-- Start of Material --

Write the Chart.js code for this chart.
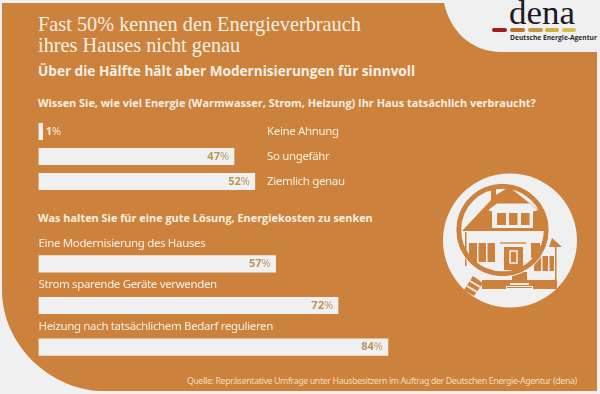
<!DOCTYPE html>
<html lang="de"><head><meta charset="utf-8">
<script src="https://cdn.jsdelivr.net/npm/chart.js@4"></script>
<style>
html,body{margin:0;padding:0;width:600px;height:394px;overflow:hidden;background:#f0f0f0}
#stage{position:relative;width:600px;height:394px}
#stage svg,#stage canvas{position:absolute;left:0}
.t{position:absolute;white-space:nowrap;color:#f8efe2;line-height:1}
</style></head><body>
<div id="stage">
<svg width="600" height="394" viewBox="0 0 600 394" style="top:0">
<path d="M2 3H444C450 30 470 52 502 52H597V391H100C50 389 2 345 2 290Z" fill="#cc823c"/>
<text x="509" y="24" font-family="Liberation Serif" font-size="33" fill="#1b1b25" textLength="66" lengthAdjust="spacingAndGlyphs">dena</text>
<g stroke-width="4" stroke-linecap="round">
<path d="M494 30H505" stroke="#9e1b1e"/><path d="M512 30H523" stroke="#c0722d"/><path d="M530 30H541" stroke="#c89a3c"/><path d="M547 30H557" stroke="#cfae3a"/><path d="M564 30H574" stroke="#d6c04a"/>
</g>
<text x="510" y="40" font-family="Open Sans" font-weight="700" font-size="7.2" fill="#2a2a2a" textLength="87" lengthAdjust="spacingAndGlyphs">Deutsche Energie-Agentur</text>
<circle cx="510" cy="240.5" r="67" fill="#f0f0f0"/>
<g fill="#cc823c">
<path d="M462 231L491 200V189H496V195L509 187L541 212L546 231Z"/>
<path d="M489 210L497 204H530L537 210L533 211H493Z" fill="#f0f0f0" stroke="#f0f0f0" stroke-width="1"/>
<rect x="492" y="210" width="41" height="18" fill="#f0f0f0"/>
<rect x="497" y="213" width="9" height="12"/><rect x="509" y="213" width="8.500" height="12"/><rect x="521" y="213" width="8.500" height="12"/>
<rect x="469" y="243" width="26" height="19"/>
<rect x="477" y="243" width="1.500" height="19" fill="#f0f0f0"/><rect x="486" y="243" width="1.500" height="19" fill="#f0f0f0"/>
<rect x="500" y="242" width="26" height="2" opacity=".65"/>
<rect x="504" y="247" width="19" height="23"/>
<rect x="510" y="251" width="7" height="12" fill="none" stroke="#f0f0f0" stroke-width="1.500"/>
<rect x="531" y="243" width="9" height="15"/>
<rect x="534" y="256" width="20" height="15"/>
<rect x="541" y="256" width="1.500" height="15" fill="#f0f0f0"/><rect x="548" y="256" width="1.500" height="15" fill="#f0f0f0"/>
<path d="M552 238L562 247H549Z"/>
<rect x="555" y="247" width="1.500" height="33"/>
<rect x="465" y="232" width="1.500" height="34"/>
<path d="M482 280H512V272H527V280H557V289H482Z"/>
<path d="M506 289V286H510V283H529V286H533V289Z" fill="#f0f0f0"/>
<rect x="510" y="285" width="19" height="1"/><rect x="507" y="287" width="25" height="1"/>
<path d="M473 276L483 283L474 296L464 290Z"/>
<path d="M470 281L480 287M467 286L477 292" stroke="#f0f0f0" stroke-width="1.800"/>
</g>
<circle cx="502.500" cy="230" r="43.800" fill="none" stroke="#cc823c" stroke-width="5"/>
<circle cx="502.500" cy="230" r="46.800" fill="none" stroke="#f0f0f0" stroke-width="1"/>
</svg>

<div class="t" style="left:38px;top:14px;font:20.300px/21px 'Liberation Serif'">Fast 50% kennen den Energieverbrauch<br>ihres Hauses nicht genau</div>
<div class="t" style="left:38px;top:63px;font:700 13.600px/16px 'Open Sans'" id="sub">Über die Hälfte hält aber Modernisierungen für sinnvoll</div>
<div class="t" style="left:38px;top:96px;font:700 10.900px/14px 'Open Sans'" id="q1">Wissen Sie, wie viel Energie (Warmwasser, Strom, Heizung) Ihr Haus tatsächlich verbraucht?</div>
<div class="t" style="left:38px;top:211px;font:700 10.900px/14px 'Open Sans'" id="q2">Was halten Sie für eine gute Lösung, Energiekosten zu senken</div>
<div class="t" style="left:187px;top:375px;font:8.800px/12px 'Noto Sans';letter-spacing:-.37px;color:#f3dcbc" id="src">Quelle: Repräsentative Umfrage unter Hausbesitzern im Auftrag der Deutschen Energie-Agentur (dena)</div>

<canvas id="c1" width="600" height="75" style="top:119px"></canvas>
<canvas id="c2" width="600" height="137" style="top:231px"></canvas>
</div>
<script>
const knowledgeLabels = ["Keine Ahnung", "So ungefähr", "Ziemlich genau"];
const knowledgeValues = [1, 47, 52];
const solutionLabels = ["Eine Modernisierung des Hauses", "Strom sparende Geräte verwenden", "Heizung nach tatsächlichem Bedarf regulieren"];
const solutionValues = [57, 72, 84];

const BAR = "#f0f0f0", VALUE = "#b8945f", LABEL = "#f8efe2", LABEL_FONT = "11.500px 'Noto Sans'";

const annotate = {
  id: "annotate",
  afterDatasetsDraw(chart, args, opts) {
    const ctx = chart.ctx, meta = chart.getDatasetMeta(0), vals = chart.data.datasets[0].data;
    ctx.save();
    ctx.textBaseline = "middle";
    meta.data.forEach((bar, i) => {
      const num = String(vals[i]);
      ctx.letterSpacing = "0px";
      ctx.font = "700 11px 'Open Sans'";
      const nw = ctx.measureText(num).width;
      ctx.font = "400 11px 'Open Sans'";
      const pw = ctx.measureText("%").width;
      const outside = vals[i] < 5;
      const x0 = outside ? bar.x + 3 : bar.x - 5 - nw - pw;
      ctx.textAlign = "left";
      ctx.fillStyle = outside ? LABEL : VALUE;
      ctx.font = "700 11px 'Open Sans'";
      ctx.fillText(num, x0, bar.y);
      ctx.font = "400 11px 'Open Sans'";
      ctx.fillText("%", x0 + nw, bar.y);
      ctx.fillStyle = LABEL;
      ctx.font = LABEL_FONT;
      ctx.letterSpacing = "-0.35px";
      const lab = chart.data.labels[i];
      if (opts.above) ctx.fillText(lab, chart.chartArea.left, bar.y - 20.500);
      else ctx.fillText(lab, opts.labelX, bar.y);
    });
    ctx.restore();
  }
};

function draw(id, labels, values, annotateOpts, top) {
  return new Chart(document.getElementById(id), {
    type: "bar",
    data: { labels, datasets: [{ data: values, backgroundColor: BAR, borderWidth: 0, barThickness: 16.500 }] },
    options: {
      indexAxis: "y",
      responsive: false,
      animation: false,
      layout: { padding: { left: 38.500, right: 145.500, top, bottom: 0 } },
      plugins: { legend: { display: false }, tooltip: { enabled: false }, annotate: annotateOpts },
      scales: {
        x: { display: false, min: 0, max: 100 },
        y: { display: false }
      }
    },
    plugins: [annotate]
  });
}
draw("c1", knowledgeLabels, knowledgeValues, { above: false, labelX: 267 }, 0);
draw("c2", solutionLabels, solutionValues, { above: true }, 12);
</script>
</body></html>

-- End of Material --

* Problem to solve: Repeat the listing in full and exactly. Do not include any images.

* Solution to the problem:
Write the Chart.js code for this chart.
<!DOCTYPE html>
<html lang="de"><head><meta charset="utf-8">
<script src="https://cdn.jsdelivr.net/npm/chart.js@4"></script>
<style>
html,body{margin:0;padding:0;width:600px;height:394px;overflow:hidden;background:#f0f0f0}
#stage{position:relative;width:600px;height:394px}
#stage svg,#stage canvas{position:absolute;left:0}
.t{position:absolute;white-space:nowrap;color:#f8efe2;line-height:1}
</style></head><body>
<div id="stage">
<svg width="600" height="394" viewBox="0 0 600 394" style="top:0">
<path d="M2 3H444C450 30 470 52 502 52H597V391H100C50 389 2 345 2 290Z" fill="#cc823c"/>
<text x="509" y="24" font-family="Liberation Serif" font-size="33" fill="#1b1b25" textLength="66" lengthAdjust="spacingAndGlyphs">dena</text>
<g stroke-width="4" stroke-linecap="round">
<path d="M494 30H505" stroke="#9e1b1e"/><path d="M512 30H523" stroke="#c0722d"/><path d="M530 30H541" stroke="#c89a3c"/><path d="M547 30H557" stroke="#cfae3a"/><path d="M564 30H574" stroke="#d6c04a"/>
</g>
<text x="510" y="40" font-family="Open Sans" font-weight="700" font-size="7.2" fill="#2a2a2a" textLength="87" lengthAdjust="spacingAndGlyphs">Deutsche Energie-Agentur</text>
<circle cx="510" cy="240.5" r="67" fill="#f0f0f0"/>
<g fill="#cc823c">
<path d="M462 231L491 200V189H496V195L509 187L541 212L546 231Z"/>
<path d="M489 210L497 204H530L537 210L533 211H493Z" fill="#f0f0f0" stroke="#f0f0f0" stroke-width="1"/>
<rect x="492" y="210" width="41" height="18" fill="#f0f0f0"/>
<rect x="497" y="213" width="9" height="12"/><rect x="509" y="213" width="8.500" height="12"/><rect x="521" y="213" width="8.500" height="12"/>
<rect x="469" y="243" width="26" height="19"/>
<rect x="477" y="243" width="1.500" height="19" fill="#f0f0f0"/><rect x="486" y="243" width="1.500" height="19" fill="#f0f0f0"/>
<rect x="500" y="242" width="26" height="2" opacity=".65"/>
<rect x="504" y="247" width="19" height="23"/>
<rect x="510" y="251" width="7" height="12" fill="none" stroke="#f0f0f0" stroke-width="1.500"/>
<rect x="531" y="243" width="9" height="15"/>
<rect x="534" y="256" width="20" height="15"/>
<rect x="541" y="256" width="1.500" height="15" fill="#f0f0f0"/><rect x="548" y="256" width="1.500" height="15" fill="#f0f0f0"/>
<path d="M552 238L562 247H549Z"/>
<rect x="555" y="247" width="1.500" height="33"/>
<rect x="465" y="232" width="1.500" height="34"/>
<path d="M482 280H512V272H527V280H557V289H482Z"/>
<path d="M506 289V286H510V283H529V286H533V289Z" fill="#f0f0f0"/>
<rect x="510" y="285" width="19" height="1"/><rect x="507" y="287" width="25" height="1"/>
<path d="M473 276L483 283L474 296L464 290Z"/>
<path d="M470 281L480 287M467 286L477 292" stroke="#f0f0f0" stroke-width="1.800"/>
</g>
<circle cx="502.500" cy="230" r="43.800" fill="none" stroke="#cc823c" stroke-width="5"/>
<circle cx="502.500" cy="230" r="46.800" fill="none" stroke="#f0f0f0" stroke-width="1"/>
</svg>

<div class="t" style="left:38px;top:14px;font:20.300px/21px 'Liberation Serif'">Fast 50% kennen den Energieverbrauch<br>ihres Hauses nicht genau</div>
<div class="t" style="left:38px;top:63px;font:700 13.600px/16px 'Open Sans'" id="sub">Über die Hälfte hält aber Modernisierungen für sinnvoll</div>
<div class="t" style="left:38px;top:96px;font:700 10.900px/14px 'Open Sans'" id="q1">Wissen Sie, wie viel Energie (Warmwasser, Strom, Heizung) Ihr Haus tatsächlich verbraucht?</div>
<div class="t" style="left:38px;top:211px;font:700 10.900px/14px 'Open Sans'" id="q2">Was halten Sie für eine gute Lösung, Energiekosten zu senken</div>
<div class="t" style="left:187px;top:375px;font:8.800px/12px 'Noto Sans';letter-spacing:-.37px;color:#f3dcbc" id="src">Quelle: Repräsentative Umfrage unter Hausbesitzern im Auftrag der Deutschen Energie-Agentur (dena)</div>

<canvas id="c1" width="600" height="75" style="top:119px"></canvas>
<canvas id="c2" width="600" height="137" style="top:231px"></canvas>
</div>
<script>
const knowledgeLabels = ["Keine Ahnung", "So ungefähr", "Ziemlich genau"];
const knowledgeValues = [1, 47, 52];
const solutionLabels = ["Eine Modernisierung des Hauses", "Strom sparende Geräte verwenden", "Heizung nach tatsächlichem Bedarf regulieren"];
const solutionValues = [57, 72, 84];

const BAR = "#f0f0f0", VALUE = "#b8945f", LABEL = "#f8efe2", LABEL_FONT = "11.500px 'Noto Sans'";

const annotate = {
  id: "annotate",
  afterDatasetsDraw(chart, args, opts) {
    const ctx = chart.ctx, meta = chart.getDatasetMeta(0), vals = chart.data.datasets[0].data;
    ctx.save();
    ctx.textBaseline = "middle";
    meta.data.forEach((bar, i) => {
      const num = String(vals[i]);
      ctx.letterSpacing = "0px";
      ctx.font = "700 11px 'Open Sans'";
      const nw = ctx.measureText(num).width;
      ctx.font = "400 11px 'Open Sans'";
      const pw = ctx.measureText("%").width;
      const outside = vals[i] < 5;
      const x0 = outside ? bar.x + 3 : bar.x - 5 - nw - pw;
      ctx.textAlign = "left";
      ctx.fillStyle = outside ? LABEL : VALUE;
      ctx.font = "700 11px 'Open Sans'";
      ctx.fillText(num, x0, bar.y);
      ctx.font = "400 11px 'Open Sans'";
      ctx.fillText("%", x0 + nw, bar.y);
      ctx.fillStyle = LABEL;
      ctx.font = LABEL_FONT;
      ctx.letterSpacing = "-0.35px";
      const lab = chart.data.labels[i];
      if (opts.above) ctx.fillText(lab, chart.chartArea.left, bar.y - 20.500);
      else ctx.fillText(lab, opts.labelX, bar.y);
    });
    ctx.restore();
  }
};

function draw(id, labels, values, annotateOpts, top) {
  return new Chart(document.getElementById(id), {
    type: "bar",
    data: { labels, datasets: [{ data: values, backgroundColor: BAR, borderWidth: 0, barThickness: 16.500 }] },
    options: {
      indexAxis: "y",
      responsive: false,
      animation: false,
      layout: { padding: { left: 38.500, right: 145.500, top, bottom: 0 } },
      plugins: { legend: { display: false }, tooltip: { enabled: false }, annotate: annotateOpts },
      scales: {
        x: { display: false, min: 0, max: 100 },
        y: { display: false }
      }
    },
    plugins: [annotate]
  });
}
draw("c1", knowledgeLabels, knowledgeValues, { above: false, labelX: 267 }, 0);
draw("c2", solutionLabels, solutionValues, { above: true }, 12);
</script>
</body></html>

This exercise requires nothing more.